Thursday, March 12, 2009

Greenspan Forgets Where He Put His Asset Bubble: Caroline Baum

March 12 (Bloomberg) -- “Counterfactuals from such flawed structures cannot form the sole basis for successful policy analysis or advice, with or without the benefit of hindsight.”

Even if one missed the headline (“The Fed Didn’t Cause the Housing Bubble”) and the byline (Alan Greenspan) on theop-ed in yesterday’s Wall Street Journal, there could be no confusion over authorship: That “Master of Garblements” and former Federal Reserve chairman was back to defend his legacy.

Greenspan lays out his case that the Fed’s easy money policies can’t possibly be to blame for “the U.S. housing bubble that is at the core of today’s financial mess.” It is long-term interest rates that determine “the prices of long-lived assets,” such as housing, he writes. And those rates, which stayed low as a result of a “global savings glut,” are out of the Fed’s control.

Control, yes. Influence, no.

“Why not try raising short rates if long rates are too low?” asks Paul Kasriel, chief economist at the Northern Trust Corp. in Chicago. “The recession was over in 2001. Why did he take so long to start to raise the funds rate?”

Greenspan is selective in arguing his case. By any measure, the overnight fed funds rate was too low earlier in the decade. The real funds rate, which is the nominal rate adjusted for inflation, was negative for three years, from October 2002 to October 2005, a longer stretch than in the mid-1970s. And we know how well that turned out.

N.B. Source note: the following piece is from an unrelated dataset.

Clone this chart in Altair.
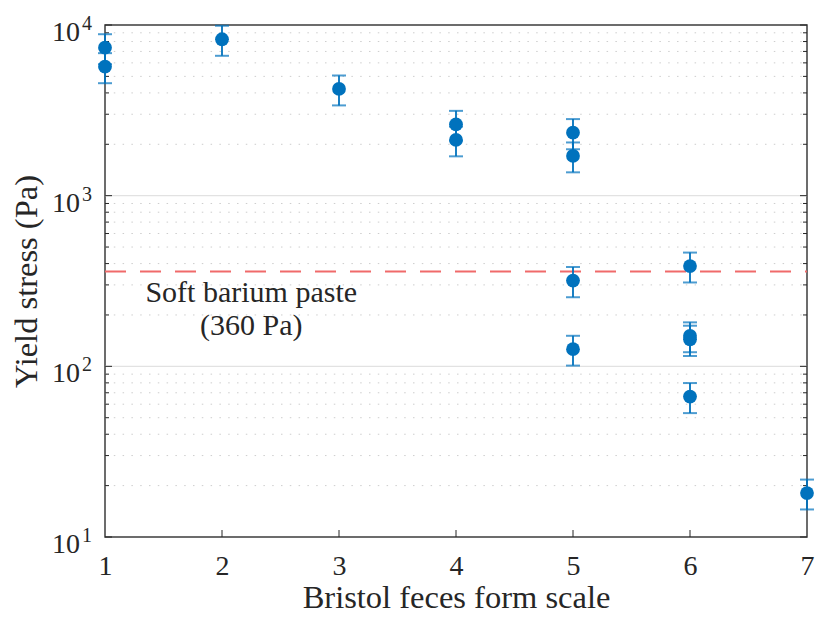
import altair as alt
import pandas as pd

# Yield stress of stool samples against Bristol form scale (mean with error range)
bristol = [1, 1, 2, 3, 4, 4, 5, 5, 5, 5, 6, 6, 6, 6, 7]
yield_pa = [7360, 5700, 8250, 4220, 2620, 2120, 2340, 1710, 318, 126, 387, 151, 144, 66.5, 18.1]
err_low = [5890, 4560, 6600, 3380, 2100, 1700, 1870, 1370, 254, 101, 310, 121, 115, 53.2, 14.5]
err_high = [8830, 6840, 9900, 5060, 3140, 2540, 2810, 2050, 382, 151, 464, 181, 173, 79.8, 21.7]

x_ticks = [1, 2, 3, 4, 5, 6, 7]
x_inner_ticks = [2, 3, 4, 5, 6]
decades = [10, 100, 1000, 10000]
decade_exp = ["1", "2", "3", "4"]
major_grid = [100, 1000]
minor_grid = [20, 30, 40, 50, 60, 70, 80, 90,
              200, 300, 400, 500, 600, 700, 800, 900,
              2000, 3000, 4000, 5000, 6000, 7000, 8000, 9000]

paste_stress = 360
paste_label = ["Soft barium paste", "(360 Pa)"]

W, H = 702, 512
FONT = "Liberation Serif"
TXT = "#262626"
BLUE = "#0072BD"

df = pd.DataFrame({"x": bristol, "y": yield_pa, "lo": err_low, "hi": err_high})
dec_df = pd.DataFrame({"v": decades, "e": decade_exp})
minor_df = pd.DataFrame({"v": minor_grid})
major_df = pd.DataFrame({"v": major_grid})
xt_df = pd.DataFrame({"x": x_inner_ticks})
paste_df = pd.DataFrame({"x": [2.25], "v": [paste_stress], "t": [paste_label]})

xs = alt.Scale(domain=[1, 7], nice=False, zero=False)
ys = alt.Scale(type="log", domain=[10, 10000], nice=False)

x_axis = alt.Axis(
    values=x_ticks, title="Bristol feces form scale", format="d",
    labelFont=FONT, labelFontSize=28, labelColor=TXT, labelPadding=15,
    labelFlush=False, labelOverlap=False,
    titleFont=FONT, titleFontSize=32.5, titleColor=TXT, titleFontWeight="normal",
    titlePadding=1, ticks=False, domain=False, grid=False)
y_axis = alt.Axis(
    values=decades, labels=False, ticks=False, domain=False, grid=False,
    title="Yield stress (Pa)", titleFont=FONT, titleFontSize=32.5,
    titleColor=TXT, titleFontWeight="normal", titlePadding=62)


def xq(field):
    return alt.X(f"{field}:Q", scale=xs, axis=x_axis, title="Bristol feces form scale")


def yq(field):
    return alt.Y(f"{field}:Q", scale=ys, axis=y_axis, title="Yield stress (Pa)")


minor_lines = alt.Chart(minor_df).mark_rule(
    color="#cdcdcd", strokeDash=[1.5, 7.3], strokeWidth=1
).encode(y=yq("v"), x=alt.value(0), x2=alt.value(W))

major_lines = alt.Chart(major_df).mark_rule(
    color="#e2e2e2", strokeWidth=1.2
).encode(y=yq("v"), x=alt.value(0), x2=alt.value(W))

minor_tick_l = alt.Chart(minor_df).mark_rule(color=TXT, strokeWidth=1).encode(
    y=yq("v"), x=alt.value(0), x2=alt.value(4))
minor_tick_r = alt.Chart(minor_df).mark_rule(color=TXT, strokeWidth=1).encode(
    y=yq("v"), x=alt.value(W - 4), x2=alt.value(W))
major_tick_l = alt.Chart(dec_df).mark_rule(color=TXT, strokeWidth=1).encode(
    y=yq("v"), x=alt.value(0), x2=alt.value(7))
major_tick_r = alt.Chart(dec_df).mark_rule(color=TXT, strokeWidth=1).encode(
    y=yq("v"), x=alt.value(W - 7), x2=alt.value(W))
x_tick_b = alt.Chart(xt_df).mark_rule(color=TXT, strokeWidth=1).encode(
    x=xq("x"), y=alt.value(H), y2=alt.value(H - 7))

paste_line = alt.Chart(paste_df).mark_rule(
    color="#f06a6a", strokeDash=[21, 14], strokeWidth=2
).encode(y=yq("v"), x=alt.value(0), x2=alt.value(W))

paste_text = alt.Chart(paste_df).mark_text(
    font=FONT, fontSize=30, color=TXT, align="center", baseline="top",
    lineHeight=33, dy=7
).encode(x=xq("x"), y=yq("v"), text="t")

bars = alt.Chart(df).mark_rule(color=BLUE, strokeWidth=1.8).encode(
    x=xq("x"), y=yq("lo"), y2="hi")
cap_lo = alt.Chart(df).mark_tick(color=BLUE, orient="horizontal", size=14, thickness=2).encode(
    x=xq("x"), y=yq("lo"))
cap_hi = alt.Chart(df).mark_tick(color=BLUE, orient="horizontal", size=14, thickness=2).encode(
    x=xq("x"), y=yq("hi"))

points = alt.Chart(df).mark_circle(color=BLUE, size=190, opacity=1).encode(
    x=xq("x"), y=yq("y"))

base_lbl = alt.Chart(dec_df).mark_text(
    font=FONT, fontSize=28, color=TXT, align="right", baseline="alphabetic", dy=16
).encode(y=yq("v"), x=alt.value(-25), text=alt.value("10"))
exp_lbl = alt.Chart(dec_df).mark_text(
    font=FONT, fontSize=20, color=TXT, align="left", baseline="alphabetic", dy=5
).encode(y=yq("v"), x=alt.value(-23), text="e:N")

chart = alt.layer(
    minor_lines, major_lines, minor_tick_l, minor_tick_r, major_tick_l, major_tick_r,
    x_tick_b, paste_line, paste_text, bars, cap_lo, cap_hi, points, base_lbl, exp_lbl
).properties(
    width=W, height=H,
    autosize=alt.AutoSizeParams(type="none"),
    padding={"left": 105, "top": 25, "right": 12, "bottom": 90},
).configure_view(
    stroke="#3c3c3c", strokeWidth=1.5
)

chart.save("out.html", embed_options={"renderer": "svg", "actions": False})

Now we have additional evidence of the effect of negative real rates. When financial institutions are being paid to borrow, borrow they will.

Free-Money Policy

Banks and other mortgage lenders were happy to arbitrage the spread between the free money provided by the Fed and the rate they charged for an adjustable-rate mortgage. The share of ARMs as a percentage of total mortgage loans averaged 10 percent in 2001; by 2004, it was 32 percent, according to the Mortgage Bankers Association. The dollar volume swelled to more than 50 percent that year.